- **EXERCISE PROMPT**
Take the material below and retype it in full; pictures are left out.

- **EXTRACTED DATA**
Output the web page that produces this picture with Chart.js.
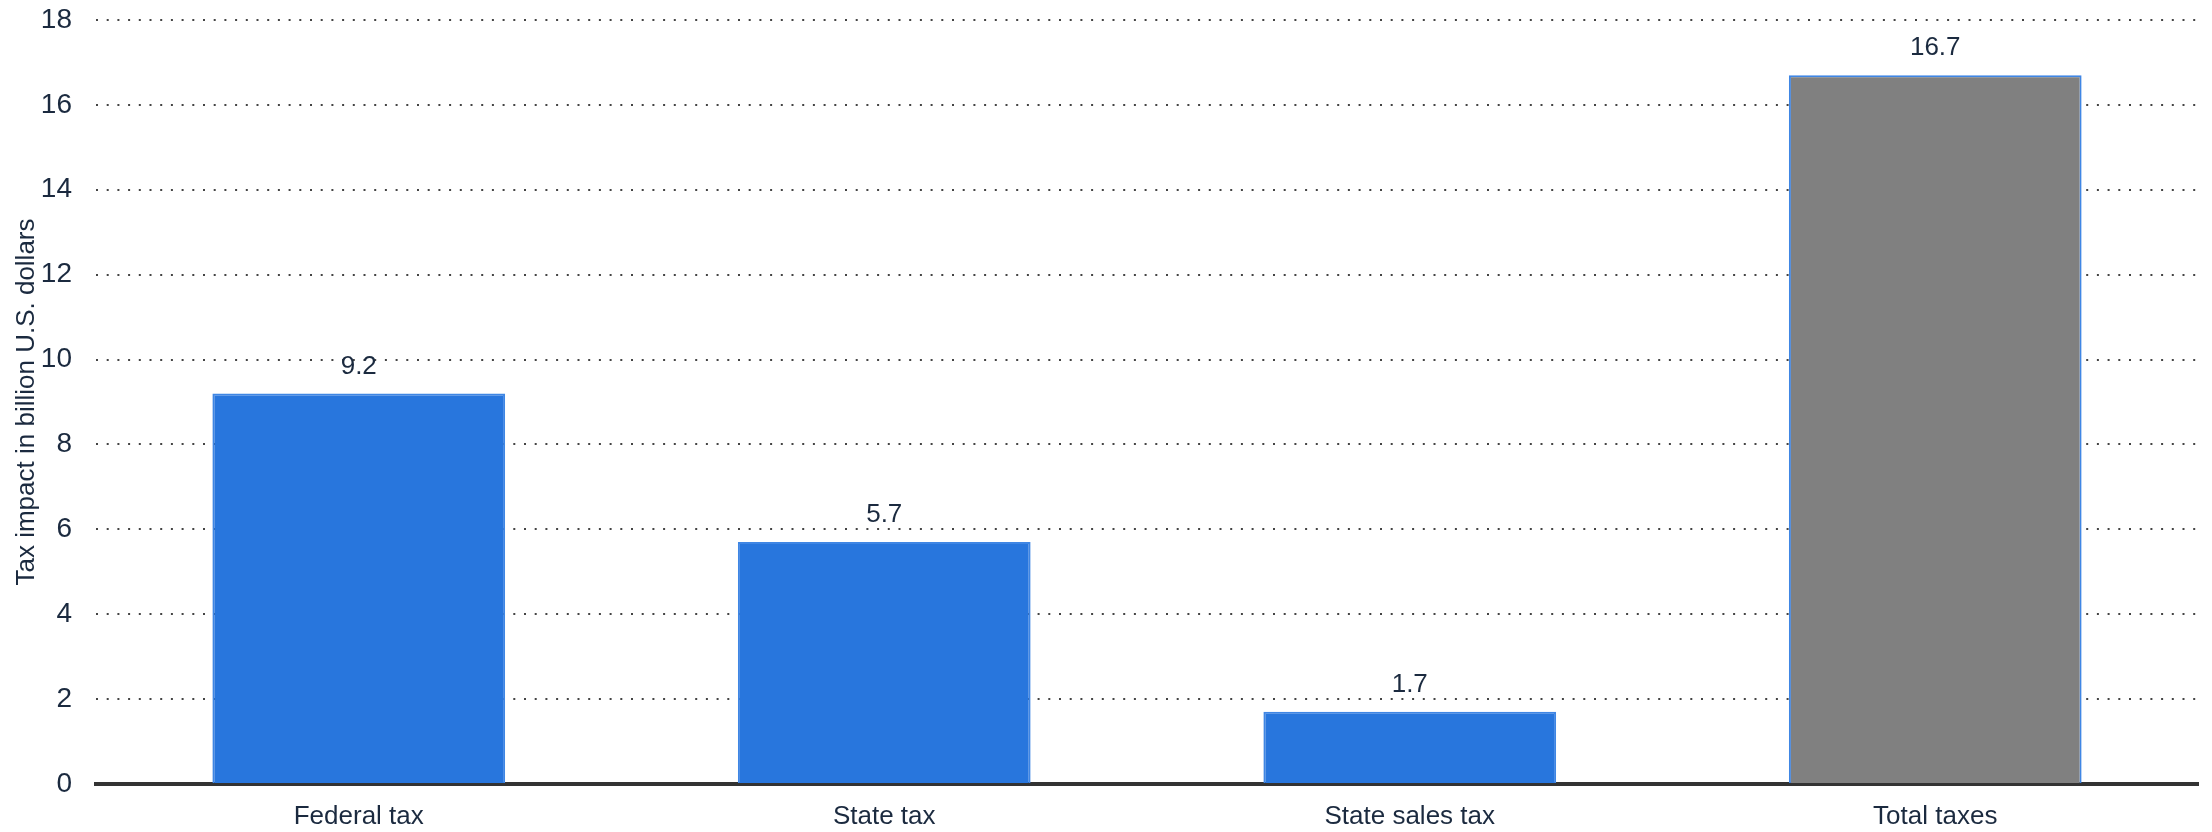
<!DOCTYPE html>
<html lang="en">
    <head>
        <meta charset="UTF-8" />
        <title>Tax impact</title>
        <script src="https://cdn.jsdelivr.net/npm/chart.js"></script>
        <style>
            html, body { margin: 0; padding: 0; background: #fff; }
            #wrap { width: 2212px; height: 832px; }
        </style>
    </head>
    <body>
        <div id="wrap"><canvas id="myChart" width="2212" height="832"></canvas></div>
        <script>
            // data
            const categories = ["Federal tax", "State tax", "State sales tax", "Total taxes"];
            const taxImpact = [9.2, 5.7, 1.7, 16.7];
            const barColors = ["#2876dd", "#2876dd", "#2876dd", "#808080"];
            const yTicks = [0, 2, 4, 6, 8, 10, 12, 14, 16, 18];

            const textColor = "#1b2a3f";
            const fontFamily = "'Liberation Sans', Arial, sans-serif";

            // value labels above the bars
            const valueLabels = {
                id: "valueLabels",
                afterDatasetsDraw(chart) {
                    const ctx = chart.ctx;
                    const meta = chart.getDatasetMeta(0);
                    ctx.save();
                    ctx.font = "26px " + fontFamily;
                    ctx.fillStyle = textColor;
                    ctx.textAlign = "center";
                    ctx.textBaseline = "alphabetic";
                    meta.data.forEach((bar, i) => {
                        ctx.fillText(taxImpact[i].toFixed(1), bar.x, bar.y - 20);
                    });
                    ctx.restore();
                },
            };

            const config = {
                type: "bar",
                data: {
                    labels: categories,
                    datasets: [
                        {
                            data: taxImpact,
                            backgroundColor: barColors,
                            borderColor: "#3f86e4",
                            borderWidth: 2,
                            borderSkipped: "bottom",
                            barPercentage: 0.557,
                            categoryPercentage: 1,
                        },
                    ],
                },
                options: {
                    responsive: false,
                    animation: false,
                    layout: { padding: { left: 0, right: 14, top: 20, bottom: 0 } },
                    plugins: {
                        legend: { display: false },
                        tooltip: { enabled: false },
                    },
                    scales: {
                        x: {
                            grid: { display: false, drawTicks: false },
                            border: { display: true, color: "#333333", width: 4 },
                            ticks: {
                                color: textColor,
                                font: { family: fontFamily, size: 26 },
                                padding: 17,
                            },
                            afterFit(scale) {
                                scale.height = 48;
                            },
                        },
                        y: {
                            min: 0,
                            max: 18,
                            afterBuildTicks(scale) {
                                scale.ticks = yTicks.map((v) => ({ value: v }));
                            },
                            grid: {
                                color: "#444444",
                                lineWidth: 2,
                                drawTicks: true,
                                tickLength: 24,
                                tickColor: "rgba(0,0,0,0)",
                            },
                            border: { display: false, dash: [2, 8.7] },
                            ticks: {
                                color: textColor,
                                font: { family: fontFamily, size: 28 },
                                padding: 0,
                            },
                            title: {
                                display: true,
                                text: "Tax impact in billion U.S. dollars",
                                color: textColor,
                                font: { family: fontFamily, size: 26 },
                                padding: { top: 11, bottom: 0 },
                            },
                            afterFit(scale) {
                                scale.width = 96;
                            },
                        },
                    },
                },
                plugins: [valueLabels],
            };

            document.addEventListener("DOMContentLoaded", function () {
                const ctx = document.getElementById("myChart").getContext("2d");
                new Chart(ctx, config);
            });
        </script>
    </body>
</html>
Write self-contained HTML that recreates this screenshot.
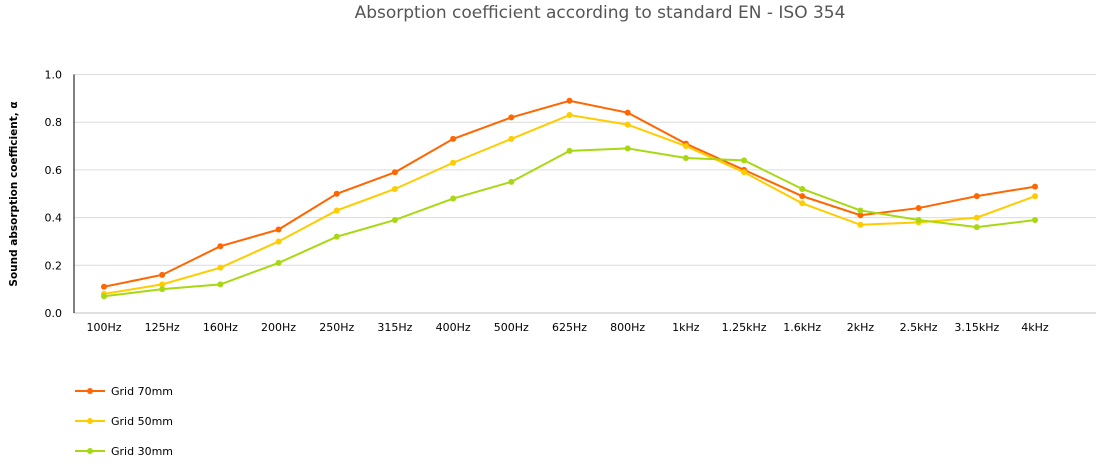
<!DOCTYPE html>
<html><head><meta charset="utf-8"><style>
body{margin:0;background:#fff;font-family:"Liberation Sans",Verdana,sans-serif}
svg text{font-family:"DejaVu Sans","Liberation Sans",sans-serif}
</style></head><body>
<svg id="chart" width="1101" height="461" xmlns="http://www.w3.org/2000/svg"></svg>
<script>
const categories=["100Hz","125Hz","160Hz","200Hz","250Hz","315Hz","400Hz","500Hz","625Hz","800Hz","1kHz","1.25kHz","1.6kHz","2kHz","2.5kHz","3.15kHz","4kHz"];
const grid70=[0.11,0.16,0.28,0.35,0.50,0.59,0.73,0.82,0.89,0.84,0.71,0.60,0.49,0.41,0.44,0.49,0.53];
const grid50=[0.08,0.12,0.19,0.30,0.43,0.52,0.63,0.73,0.83,0.79,0.70,0.59,0.46,0.37,0.38,0.40,0.49];
const grid30=[0.07,0.10,0.12,0.21,0.32,0.39,0.48,0.55,0.68,0.69,0.65,0.64,0.52,0.43,0.39,0.36,0.39];
const yTicks=[0,0.2,0.4,0.6,0.8,1.0];
const yTickLabels=["0.0","0.2","0.4","0.6","0.8","1.0"];
const seriesNames=["Grid 70mm","Grid 50mm","Grid 30mm"];
const seriesColors=["#ff6600","#ffcc00","#a8d812"];
const svg=document.getElementById('chart');const NS="http://www.w3.org/2000/svg";
function mk(t,a,p){const e=document.createElementNS(NS,t);for(const k in a)e.setAttribute(k,a[k]);(p||svg).appendChild(e);return e;}
const x0=74,x1=1096,yTop=74.5,yBot=313;
const xS=i=>104+i*(1035-104)/(categories.length-1);
const yS=v=>yBot-(v/1)*(yBot-yTop);
let t=mk('text',{x:600,y:18,'text-anchor':'middle','font-size':17,fill:'#555'});t.textContent="Absorption coefficient according to standard EN - ISO 354";

yTicks.forEach((v,i)=>{const g=mk('line',{x1:x0,x2:x1,y1:yS(v),y2:yS(v),stroke:i==0?'#c0c0c0':'#dcdcdc','stroke-width':1});

const l=mk('text',{x:62,y:yS(v)+4,'text-anchor':'end','font-size':11,fill:'#000'});l.textContent=yTickLabels[i];
});
const ax=mk('line',{x1:x0,x2:x0,y1:yTop,y2:yBot,stroke:'#000','stroke-width':1});

const yt=mk('text',{transform:'translate(17,194) rotate(-90)','text-anchor':'middle','font-size':10.5,'font-weight':'bold',fill:'#000'});yt.textContent="Sound absorption coefficient, α";

categories.forEach((c,i)=>{const l=mk('text',{x:xS(i),y:331,'text-anchor':'middle','font-size':11,fill:'#000'});l.textContent=c;
});
[grid70,grid50,grid30].forEach((data,s)=>{const g=mk('g',{});

const p=mk('polyline',{points:data.map((v,i)=>xS(i)+','+yS(v)).join(' '),fill:'none',stroke:seriesColors[s],'stroke-width':2},g);

data.forEach((v,i)=>{const c=mk('circle',{cx:xS(i),cy:yS(v),r:3,fill:seriesColors[s]},g);
});
const ly=391+s*30;const lg=mk('g',{});

mk('line',{x1:75,x2:105,y1:ly,y2:ly,stroke:seriesColors[s],'stroke-width':2},lg);
mk('circle',{cx:90,cy:ly,r:3,fill:seriesColors[s]},lg);
const lt=mk('text',{x:111,y:ly+4,'font-size':11,fill:'#000'},lg);lt.textContent=seriesNames[s];});
</script>
</body></html>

- **SOLUTION TO THE EXERCISE**
Output the web page that produces this picture with Chart.js.
<!DOCTYPE html>
<html lang="en">
    <head>
        <meta charset="UTF-8" />
        <title>Tax impact</title>
        <script src="https://cdn.jsdelivr.net/npm/chart.js"></script>
        <style>
            html, body { margin: 0; padding: 0; background: #fff; }
            #wrap { width: 2212px; height: 832px; }
        </style>
    </head>
    <body>
        <div id="wrap"><canvas id="myChart" width="2212" height="832"></canvas></div>
        <script>
            // data
            const categories = ["Federal tax", "State tax", "State sales tax", "Total taxes"];
            const taxImpact = [9.2, 5.7, 1.7, 16.7];
            const barColors = ["#2876dd", "#2876dd", "#2876dd", "#808080"];
            const yTicks = [0, 2, 4, 6, 8, 10, 12, 14, 16, 18];

            const textColor = "#1b2a3f";
            const fontFamily = "'Liberation Sans', Arial, sans-serif";

            // value labels above the bars
            const valueLabels = {
                id: "valueLabels",
                afterDatasetsDraw(chart) {
                    const ctx = chart.ctx;
                    const meta = chart.getDatasetMeta(0);
                    ctx.save();
                    ctx.font = "26px " + fontFamily;
                    ctx.fillStyle = textColor;
                    ctx.textAlign = "center";
                    ctx.textBaseline = "alphabetic";
                    meta.data.forEach((bar, i) => {
                        ctx.fillText(taxImpact[i].toFixed(1), bar.x, bar.y - 20);
                    });
                    ctx.restore();
                },
            };

            const config = {
                type: "bar",
                data: {
                    labels: categories,
                    datasets: [
                        {
                            data: taxImpact,
                            backgroundColor: barColors,
                            borderColor: "#3f86e4",
                            borderWidth: 2,
                            borderSkipped: "bottom",
                            barPercentage: 0.557,
                            categoryPercentage: 1,
                        },
                    ],
                },
                options: {
                    responsive: false,
                    animation: false,
                    layout: { padding: { left: 0, right: 14, top: 20, bottom: 0 } },
                    plugins: {
                        legend: { display: false },
                        tooltip: { enabled: false },
                    },
                    scales: {
                        x: {
                            grid: { display: false, drawTicks: false },
                            border: { display: true, color: "#333333", width: 4 },
                            ticks: {
                                color: textColor,
                                font: { family: fontFamily, size: 26 },
                                padding: 17,
                            },
                            afterFit(scale) {
                                scale.height = 48;
                            },
                        },
                        y: {
                            min: 0,
                            max: 18,
                            afterBuildTicks(scale) {
                                scale.ticks = yTicks.map((v) => ({ value: v }));
                            },
                            grid: {
                                color: "#444444",
                                lineWidth: 2,
                                drawTicks: true,
                                tickLength: 24,
                                tickColor: "rgba(0,0,0,0)",
                            },
                            border: { display: false, dash: [2, 8.7] },
                            ticks: {
                                color: textColor,
                                font: { family: fontFamily, size: 28 },
                                padding: 0,
                            },
                            title: {
                                display: true,
                                text: "Tax impact in billion U.S. dollars",
                                color: textColor,
                                font: { family: fontFamily, size: 26 },
                                padding: { top: 11, bottom: 0 },
                            },
                            afterFit(scale) {
                                scale.width = 96;
                            },
                        },
                    },
                },
                plugins: [valueLabels],
            };

            document.addEventListener("DOMContentLoaded", function () {
                const ctx = document.getElementById("myChart").getContext("2d");
                new Chart(ctx, config);
            });
        </script>
    </body>
</html>
Write self-contained HTML that recreates this screenshot.
<!DOCTYPE html>
<html><head><meta charset="utf-8"><style>
body{margin:0;background:#fff;font-family:"Liberation Sans",Verdana,sans-serif}
svg text{font-family:"DejaVu Sans","Liberation Sans",sans-serif}
</style></head><body>
<svg id="chart" width="1101" height="461" xmlns="http://www.w3.org/2000/svg"></svg>
<script>
const categories=["100Hz","125Hz","160Hz","200Hz","250Hz","315Hz","400Hz","500Hz","625Hz","800Hz","1kHz","1.25kHz","1.6kHz","2kHz","2.5kHz","3.15kHz","4kHz"];
const grid70=[0.11,0.16,0.28,0.35,0.50,0.59,0.73,0.82,0.89,0.84,0.71,0.60,0.49,0.41,0.44,0.49,0.53];
const grid50=[0.08,0.12,0.19,0.30,0.43,0.52,0.63,0.73,0.83,0.79,0.70,0.59,0.46,0.37,0.38,0.40,0.49];
const grid30=[0.07,0.10,0.12,0.21,0.32,0.39,0.48,0.55,0.68,0.69,0.65,0.64,0.52,0.43,0.39,0.36,0.39];
const yTicks=[0,0.2,0.4,0.6,0.8,1.0];
const yTickLabels=["0.0","0.2","0.4","0.6","0.8","1.0"];
const seriesNames=["Grid 70mm","Grid 50mm","Grid 30mm"];
const seriesColors=["#ff6600","#ffcc00","#a8d812"];
const svg=document.getElementById('chart');const NS="http://www.w3.org/2000/svg";
function mk(t,a,p){const e=document.createElementNS(NS,t);for(const k in a)e.setAttribute(k,a[k]);(p||svg).appendChild(e);return e;}
const x0=74,x1=1096,yTop=74.5,yBot=313;
const xS=i=>104+i*(1035-104)/(categories.length-1);
const yS=v=>yBot-(v/1)*(yBot-yTop);
let t=mk('text',{x:600,y:18,'text-anchor':'middle','font-size':17,fill:'#555'});t.textContent="Absorption coefficient according to standard EN - ISO 354";

yTicks.forEach((v,i)=>{const g=mk('line',{x1:x0,x2:x1,y1:yS(v),y2:yS(v),stroke:i==0?'#c0c0c0':'#dcdcdc','stroke-width':1});

const l=mk('text',{x:62,y:yS(v)+4,'text-anchor':'end','font-size':11,fill:'#000'});l.textContent=yTickLabels[i];
});
const ax=mk('line',{x1:x0,x2:x0,y1:yTop,y2:yBot,stroke:'#000','stroke-width':1});

const yt=mk('text',{transform:'translate(17,194) rotate(-90)','text-anchor':'middle','font-size':10.5,'font-weight':'bold',fill:'#000'});yt.textContent="Sound absorption coefficient, α";

categories.forEach((c,i)=>{const l=mk('text',{x:xS(i),y:331,'text-anchor':'middle','font-size':11,fill:'#000'});l.textContent=c;
});
[grid70,grid50,grid30].forEach((data,s)=>{const g=mk('g',{});

const p=mk('polyline',{points:data.map((v,i)=>xS(i)+','+yS(v)).join(' '),fill:'none',stroke:seriesColors[s],'stroke-width':2},g);

data.forEach((v,i)=>{const c=mk('circle',{cx:xS(i),cy:yS(v),r:3,fill:seriesColors[s]},g);
});
const ly=391+s*30;const lg=mk('g',{});

mk('line',{x1:75,x2:105,y1:ly,y2:ly,stroke:seriesColors[s],'stroke-width':2},lg);
mk('circle',{cx:90,cy:ly,r:3,fill:seriesColors[s]},lg);
const lt=mk('text',{x:111,y:ly+4,'font-size':11,fill:'#000'},lg);lt.textContent=seriesNames[s];});
</script>
</body></html>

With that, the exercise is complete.